Stigma Over HIV Testing Gradually Abates

By Beacon Staff

When Rebecca Metteer took over as the Flathead City-County Health Department’s HIV services coordinator six months ago, she became immediately aware of the tricky relationship between Montanans and AIDS prevention.

“You know what Montana’s like as far as being very independent,” Metteer said, “and not willing to talk about things and not willing to get care, and if they do get care they think, ‘Are people going to know about them?’”

But in those six months, Metteer said she has seen a steady increase in the number of people getting tested for the virus in Flathead County, which is both encouraging and timely because on Dec. 1, World AIDS Day, Flathead joined a statewide effort called the “I Know Montana” campaign to increase HIV testing awareness. The effort is an extension of the successful “I Know Missoula” campaign and extends from Libby to Glendive. As part of Flathead’s campaign, Metteer said she and Linda Bodick, the health department’s HIV and STD intervention specialist, will go to local high schools and discuss the importance and process of getting tested; work with the violence-free crisis line; do presentations and provide information at Flathead Valley Community College; and talk at alternative schools like LASER.

The campaign, which ends on Valentine’s Day but implements permanent programs, is designed to create open discussion of HIV and encourage testing, which is simple, anonymous and free, Metteer said. All it takes is a cotton swab in the mouth or a pinprick on the finger and 20 minutes later you have the results. Last year, the Center for Disease Control and Prevention issued new guidelines recommending that everybody between the ages of 13 and 64 be tested as part of the routine medical exams.

“Everybody should know their HIV status,” Metteer said.

“It’s that one that doesn’t know they’re infected,” she added, “that’s infecting everybody else.”

HIV testing presents difficulties anywhere because of the stigma attached to the virus. Montanans, however, are especially complicated, Metteer said, not only because of their independence, but also because of the fear of gossip that permeates through small communities. But Metteer said she is seeing improvements in the Flathead in both the number of people getting tested and the willingness to openly discuss the issue.

“I think that people are really beginning to open up and be aware,” Metteer said. “People are also getting more open to getting tested. They’re seeing it now as part of taking care of their health instead of seeing it as this weird, uncomfortable, embarrassing thing.”

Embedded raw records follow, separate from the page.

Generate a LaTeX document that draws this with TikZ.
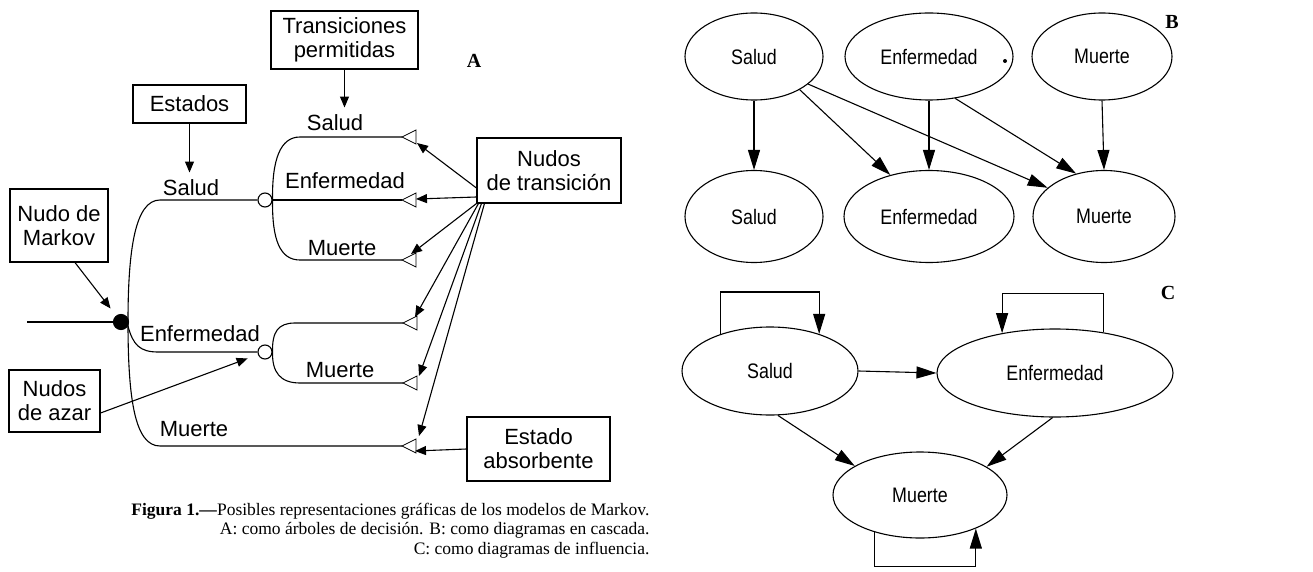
\documentclass[tikz,border=0pt]{standalone}
\usepackage{fontspec}
\setmainfont{Liberation Serif}
\newfontfamily\helv{Liberation Sans}
\newfontfamily\helvn[FakeStretch=0.85]{Liberation Sans}
\usetikzlibrary{arrows.meta,shapes.geometric,calc}
\tikzset{
  tri/.pic={\draw[fill=white, line width=0.8pt] (0,0) -- (14,-7) -- (14,7) -- cycle;},
  box/.style={draw, font=\helv\fontsize{22}{24}\selectfont, align=center, inner sep=0pt},
  lbl/.style={font=\helv\fontsize{22}{24}\selectfont, anchor=base, inner sep=0pt},
  ell/.style={draw, ellipse, inner sep=0pt, font=\helvn\fontsize{21}{23}\selectfont},
  arrA/.style={-{Triangle[length=11pt,width=9pt]}},
  arrB/.style={-{Triangle[length=20pt,width=12pt]}},
  panel/.style={font=\bfseries\fontsize{20}{22}\selectfont, inner sep=0pt},
  capt/.style={font=\fontsize{17.5}{19.6}\selectfont, anchor=base east, inner sep=0pt},
}
\begin{document}
\begin{tikzpicture}[x=1pt,y=-1pt, line width=1.1pt]
\useasboundingbox (0,0) rectangle (1313,572);

% ---------------- Panel A ----------------
\node[box, minimum width=147pt, minimum height=58pt] (tp) at (344.5,40) {Transiciones\\permitidas};
\node[box, minimum width=113pt, minimum height=38pt] (est) at (189.5,104) {Estados};
\node[box, minimum width=98pt, minimum height=73pt] (nm) at (59,225.5) {Nudo de\\Markov};
\node[box, minimum width=91pt, minimum height=62pt] (na) at (54.5,401) {Nudos\\de azar};
\node[box, minimum width=144pt, minimum height=65pt] (nt) at (549,170.5) {Nudos\\de transición};
\node[box, minimum width=143pt, minimum height=64pt] (ea) at (538.5,449) {Estado\\absorbente};
\node[panel] (pA) at (474,61) {A};

% labels
\node[lbl] (ls0) at (191,195) {Salud};
\node[lbl] (ls1) at (335,131) {Salud};
\node[lbl] (le1) at (345,188) {Enfermedad};
\node[lbl] (lm1) at (342,255) {Muerte};
\node[lbl] (le0) at (200,341) {Enfermedad};
\node[lbl] (lm2) at (340,377) {Muerte};
\node[lbl] (lm0) at (194,436) {Muerte};

% nodes
\node[circle, draw, fill, minimum size=15pt, inner sep=0pt] (mk) at (121,322) {};
\coordinate (in) at (27,322);
\node[circle, draw, fill=white, minimum size=14pt, inner sep=0pt] (c1) at (265,200) {};
\node[circle, draw, fill=white, minimum size=14pt, inner sep=0pt] (c2) at (265,352) {};

% triangle positions
\coordinate (t1) at (402,137);
\coordinate (t2) at (402,200);
\coordinate (t3) at (402,260);
\coordinate (t4) at (403,323);
\coordinate (t5) at (403,383);
\coordinate (t6) at (402,446);

% tree lines
\draw (in) -- (mk);
\draw (c1.west) -- (160,200) .. controls (135,200) and (128,250) .. (128,322)
      .. controls (128,400) and (135,446) .. (160,446) -- (t6);
\draw (mk.-30) .. controls (133,345) and (140,352) .. (158,352) -- (c2.west);
\draw (c1.east) .. controls (272,160) and (280,137) .. (300,137) -- (t1);
\draw (c1.east) -- (t2);
\draw (c1.east) .. controls (272,240) and (280,260) .. (300,260) -- (t3);
\draw (c2.east) .. controls (272,332) and (278,323) .. (295,323) -- (t4);
\draw (c2.east) .. controls (272,372) and (280,383) .. (300,383) -- (t5);
\foreach \t in {t1,t2,t3,t4,t5,t6} \pic at (\t) {tri};

% arrow end points at the triangles
\coordinate (e1) at (417,143);
\coordinate (e2) at (416,199);
\coordinate (e3) at (411,254);
\coordinate (e4) at (415,317);
\coordinate (e5) at (419,376);
\coordinate (e6) at (419,436);
\coordinate (e7) at (415,451);

% annotation arrows
\draw[arrA, shorten >=7pt] (tp.south) -- (tp.south |- ls1.north);
\draw[arrA, shorten >=6pt] (est.south) -- (est.south |- ls0.north);
\draw[arrA, shorten >=9pt] ([xshift=16pt]nm.south) -- (mk);
\draw[arrA, shorten >=11pt] ([yshift=-12pt]na.east) -- (c2);
\draw[arrA] ([yshift=-17.5pt]nt.west) -- (e1);
\draw[arrA] ([yshift=-26.5pt]nt.west) -- (e2);
\draw[arrA] (nt.south west) -- (e3);
\draw[arrA] ([xshift=2pt]nt.south west) -- (e4);
\draw[arrA] ([xshift=5pt]nt.south west) -- (e5);
\draw[arrA] ([xshift=8pt]nt.south west) -- (e6);
\draw[arrA] (ea.west) -- (e7);

% caption
\node[capt] (cap1) at (650,515) {\textbf{Figura 1.—}Posibles representaciones gráficas de los modelos de Markov.};
\node[capt] (cap2) at (650,534) {A: como árboles de decisión. B: como diagramas en cascada.};
\node[capt] (cap3) at (650,554) {C: como diagramas de influencia.};

% ---------------- Panel B ----------------
\node[ell, minimum width=138pt, minimum height=87pt] (bs1) at (754,56.5) {Salud};
\node[ell, minimum width=168pt, minimum height=87pt] (be1) at (929,56.5) {Enfermedad};
\node[ell, minimum width=140pt, minimum height=87pt] (bm1) at (1102,56.5) {Muerte};
\node[ell, minimum width=138pt, minimum height=92pt] (bs2) at (754,216.5) {Salud};
\node[ell, minimum width=170pt, minimum height=92pt] (be2) at (929,216.5) {Enfermedad};
\node[ell, minimum width=142pt, minimum height=92pt] (bm2) at (1104,216.5) {Muerte};
\node[panel] (pB) at (1172,22) {B};
\fill (1005,61) circle (2pt);

\draw[arrB] (bs1.south) -- (bs2.north);
\draw[arrB] (bs1.-36) -- (be2.133);
\draw[arrB] (bs1.-27) -- (bm2.153);
\draw[arrB] (be1.south) -- (be2.north);
\draw[arrB] (be1.-58) -- (bm2.123);
\draw[arrB] (bm1.south) -- (bm2.north);

% ---------------- Panel C ----------------
\node[ell, minimum width=176pt, minimum height=88pt] (cs) at (770,371) {Salud};
\node[ell, minimum width=236pt, minimum height=88pt] (ce) at (1055,373) {Enfermedad};
\node[ell, minimum width=174pt, minimum height=86pt] (cm) at (920,495) {Muerte};
\node[panel] (pC) at (1168,293) {C};

\draw[arrB] (cs.east) -- (ce.west);
\draw[arrB] (cs.-80) -- (cm.156);
\draw[arrB] (ce.-93) -- (cm.23);
\draw[arrB] (cs.143) |- ([yshift=42pt]cs.37) -- (cs.37);
\draw[arrB] (ce.40) |- ([yshift=40pt]ce.143) -- (ce.143);
\draw[arrB] (cm.-141) |- ([yshift=-38pt]cm.-31) -- (cm.-31);
\end{tikzpicture}
\end{document}
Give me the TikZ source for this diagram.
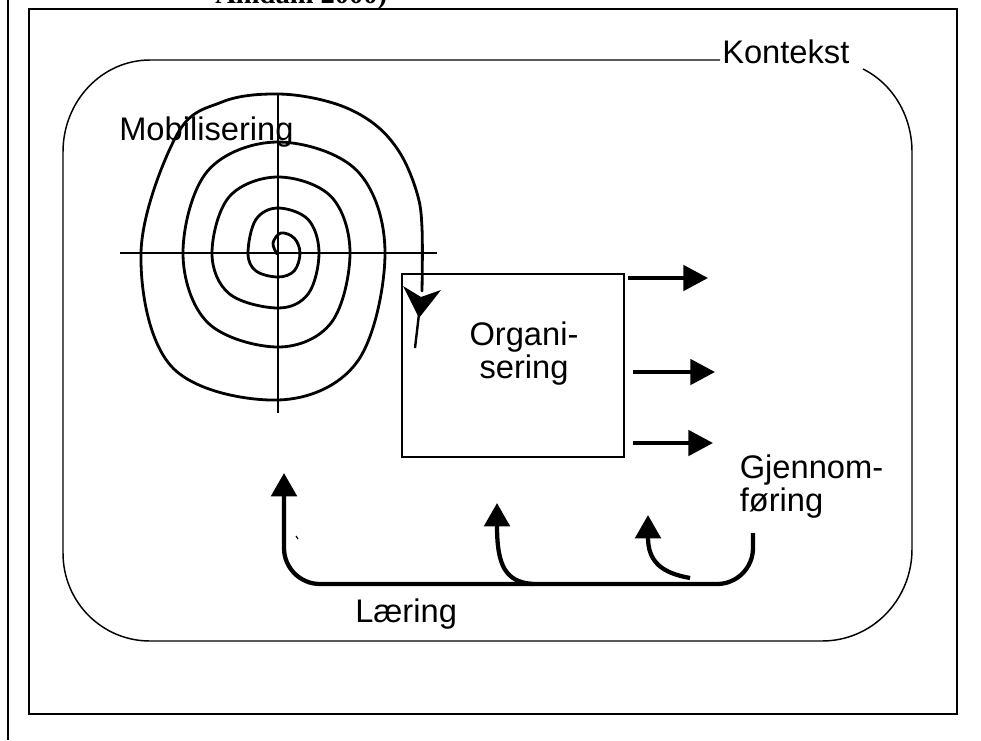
\documentclass[tikz,border=0pt]{standalone}
\usepackage{fontspec}
\setmainfont{Liberation Sans}
\newfontfamily\refserif{Liberation Serif}
\usetikzlibrary{arrows.meta}
\newcommand\lblsize{\fontsize{24.5}{24.75}\selectfont}
\begin{document}
\begin{tikzpicture}[x=0.75pt,y=-0.75pt,
  lbl/.style={font=\lblsize, inner sep=0pt},
  thinframe/.style={line width=1.1pt},
  spiralline/.style={line width=2.1pt, line join=round, line cap=round},
  fatarrow/.style={line width=3pt, -{Triangle[length=18.5pt,width=19pt]}},
  fbarrow/.style={line width=3.2pt, -{Triangle[length=17.5pt,width=19pt]}}]
\useasboundingbox (0,0) rectangle (981,740);
\clip (0,0) rectangle (981,740);
\fill[white] (0,0) rectangle (981,740);

% cut-off caption text at the top
\node[anchor=base west, inner sep=0pt, font=\refserif\bfseries\fontsize{21.4}{24}\selectfont] (cite) at (215,3) {Amdam 2000)};

% page margin line and outer frame
\coordinate (mtop) at (8,0);
\coordinate (mbot) at (8,740);
\draw[line width=1.6pt] (mtop) -- (mbot);
\draw[line width=1.4pt] (29,9) rectangle (957,714);

% context frame (rounded rectangle, open at the label)
\draw[thinframe] (720,60) -- (150,60) .. controls (102,60) and (63,101) .. (63,152)
  -- (63,553) .. controls (63,602) and (102,641) .. (150,641)
  -- (822,641) .. controls (872,641) and (912,600) .. (912,549)
  -- (912,152) .. controls (912,116) and (893,84) .. (863,69);
\node[lbl, anchor=base west] (kontekst) at (722,63) {Kontekst};

% crosshair
\coordinate (hl) at (120,253);
\coordinate (hr) at (437,253);
\coordinate (vt) at (278,95);
\coordinate (vb) at (278,413);
\draw[line width=1.4pt] (hl) -- (hr);
\draw[line width=1.4pt] (vt) -- (vb);

% spiral
\draw[spiralline] plot[smooth, tension=0.6] coordinates {
 (277,254) (273,243) (281,233)
 (294.3,238.2) (300,253) (294.3,270.8) (278,277) (255.8,270.8) (248,253)
 (255.8,219.7) (278,208) (308.3,219.7) (319,253) (308.3,293.7) (278,308) (229.2,293.7) (212,253)
 (229.2,196.8) (278,177) (331.3,196.8) (350,253) (331.3,322.6) (278,347) (207.7,322.6) (183,253)
 (207.7,170.9) (278,142) (357.2,170.9) (385,253) (357.2,361.8) (278,400) (172,367) (141,253)
 (176.6,135.3) (222,102) (278,94) (333,103) (373,123) (400,153) (417,193) (422,228) (422,291)};
\fill (403,286) -- (419,318) -- (441,290) -- (421,297) -- cycle;
\coordinate (sp1) at (419,314);
\coordinate (sp2) at (415,348);
\draw[line width=1.8pt] (sp1) -- (sp2);
\node[lbl, anchor=base west] (mob) at (119,140) {Mobilisering};

% organisation box
\node[draw, thinframe, minimum width=166.5pt, minimum height=137.25pt, inner sep=0pt] (org) at (513,365.5) {};
\node[lbl, align=center] (orgtxt) at (524,354) {Organi-\\sering};

% output arrows
\coordinate (o1) at (628,278); \coordinate (t1) at (708,278);
\coordinate (o2) at (633,372); \coordinate (t2) at (715,372);
\coordinate (o3) at (633,443); \coordinate (t3) at (713,443);
\draw[fatarrow] (o1) -- (t1);
\draw[fatarrow] (o2) -- (t2);
\draw[fatarrow] (o3) -- (t3);

\node[lbl, align=left] (gj) at (811.5,487) {Gjennom-\\føring};

% learning feedback
\coordinate (gfoot) at (753,533);
\coordinate (lt) at (284,473);
\draw[fbarrow, rounded corners=27pt] (gfoot) |- (284,584) -- (lt);
\coordinate (bm) at (533,584);
\coordinate (bt) at (497,503);
\draw[fbarrow] (bm) .. controls (505,582) and (497,565) .. (bt);
\coordinate (cs) at (690,578);
\coordinate (ct) at (648,515);
\draw[fbarrow] (cs) .. controls (662,573) and (648,562) .. (ct);
\draw[line width=0.9pt] (296,536) -- (298,539);
\node[lbl, anchor=base west] (laering) at (355,622) {Læring};
\end{tikzpicture}
\end{document}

Wendy Doely, the health department’s reproductive health services director, said the number of Montanans overall getting tested for HIV has dropped in the last two years. A major reason, she said, is that AIDS isn’t as prominent in daily headlines as it once was and this creates problems. Just because the headlines have dissipated, she said, doesn’t mean the problem has.

“I think there is a fairly significant amount of apathy around the issue of HIV anymore,” Doely said. “The more we put it out there and say this is an issue…I think that’s going to help increase people’s access and awareness.”

Official estimates of reported HIV-positive individuals in the Flathead range from 11 to 50 – Metteer counsels 30 at the health department. As of June, Montana as a whole had 488 individuals – 408 were men – officially living with the HIV virus. Missoula and Yellowstone counties had the highest amounts, with estimates ranging between 101 and 220. There are a couple of main reasons for the large discrepancies in the estimates, Metteer said. One, she said, is studies show that one in four people who have HIV don’t know it because they haven’t been tested, a statistic the “I Know Montana” campaign seeks to improve. Another reason is that some people who feel uncomfortable getting tested here travel to places like Spokane for testing and therefore don’t figure into the statistics.

Doely said some people feel uneasy going to an official agency like the health department. For them, she said, there is Curtis Workman. Workman is an employee of Montana Targeted Prevention (MTAP) and does not work for the county, but provides free anonymous testing and counseling.

“I just think it’s good that people know about other alternatives,” Doely said. “We don’t care where they get tested.”